Positive outlook consensus for Hays following share rise

Following recruitment company Hays' encouraging results this morning of two per cent like-for-like net fee growth, shares are up three per cent.

UK growth was up eight per cent, making it the strongest region for the company as growth remains broad-based and public sector strength (+21 per cent) continues longer than expected, held up by a record September in Education, and the public sector (+ four per cent) remains active. Construction and IT, both major specialisms, saw strong growth.

Analysts are all optimistic on the results:


For the second consecutive quarter, LFL net fee growth was better than expected... outpacing our estimate (0%) and company compiled consensus (-1%). Divisionally, the UK once again comfortably exceeded, the CEROW beat was more modest and, although Asia Pacific lagged, there are signs that Australia may be getting close to trough. An encouraging start to FY14E but this stage of the year our EPS estimates remain unchanged.

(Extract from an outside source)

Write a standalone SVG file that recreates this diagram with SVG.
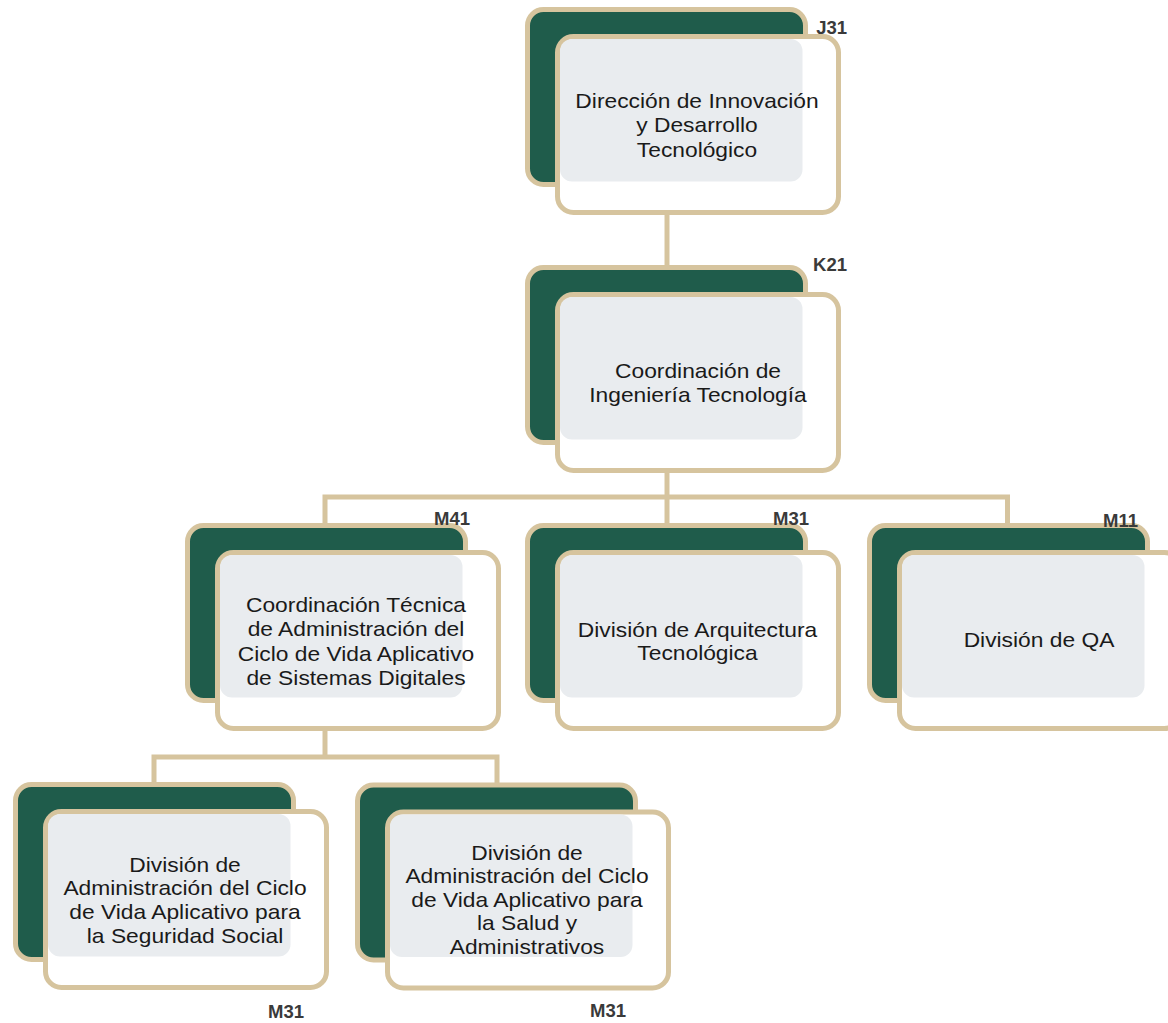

LFL net fee growth represent[s] a good improvement from the working-day adjusted growth of -1% in Q413 and -1% in Q313. Exit rates were stable at a group level with some regional differences, and Hays notes "improved momentum" in many locations, and an "improvement in trading conditions in several markets as the quarter progressed" (e.g. UK, Germany, Japan). Along with the encouraging trends seen in Q1 this bodes well for the outlook in our view, as markets generally appear to be strengthening. However, at this early point in FY14 we do not make any changes to estimates.

Goldman Sachs:

The tone of the outlook has become more positive with the company seeing stable conditions overall and clear opportunities for growth with improved momentum in many parts globally. 2Q exit rate was c.+2% vs. GS forecast of -0.3% in Q2 FY14.